Drive-1, on the right, has a clean mix knob that takes you from 0 to 100 percent overdrive. The VS-XO’s three-way clipping switch selects among low-gain (“A”), medium-gain (“B”), or highgain/smooth (“C”) clipping-diode voices. “A” is just one smooth notch up from clean; “B” has an edge, and “C” takes it farther, noticeably boosting the mids, especially apparent with the tone knob up. The bass switch, meanwhile, helped me choose between slight bass cut, slight bass boost, and a bigger bass boost.
If Drive-1 hinted at a rattling SVT, Drive-2 is more like an Ampeg B-15 approaching its limit—earthy and darker, with less midrange bark, and as you might suspect, it was easier to precisely dial in low end with Drive-2’s bass knob than it was with Drive-1’s three-way bass switch. Drive-2’s tone knob, which controls both gain and drive, was crucial. Used separately, each side of the pedal shined, but putting the two channels together took me right to the edge of distortion.

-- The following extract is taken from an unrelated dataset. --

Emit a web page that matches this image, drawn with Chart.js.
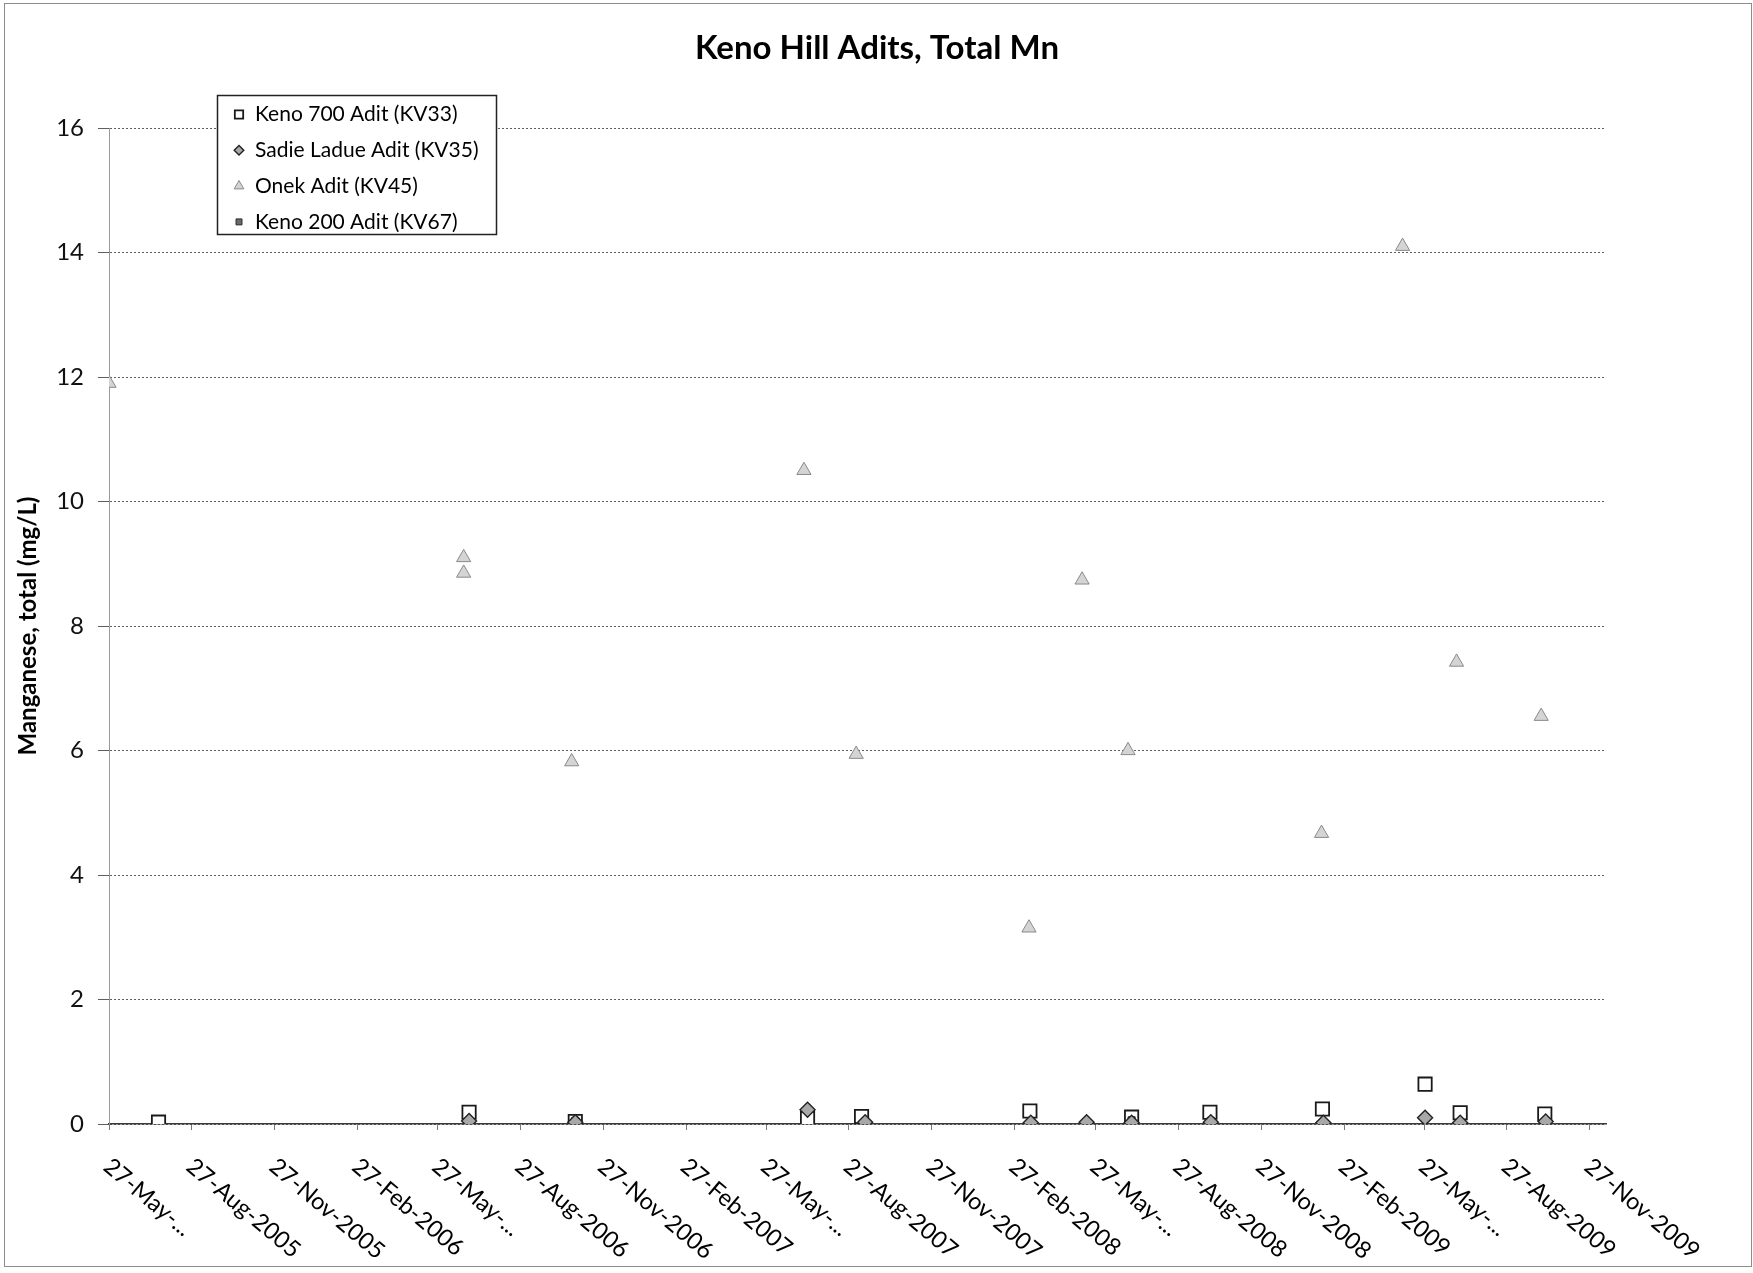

My only complaint? I heard a noticeable click through my amp when I depressed the footswitches, but I doubt it’d matter in a live situation. Did the pedal suck my low end? Perhaps a tad, at lower drive levels, but it was nothing I couldn’t fix with the bass knobs and switches. It’s a small price to pay, after all, for the VS-XO’s subtlety, versatility, and wide range. Premium, indeed.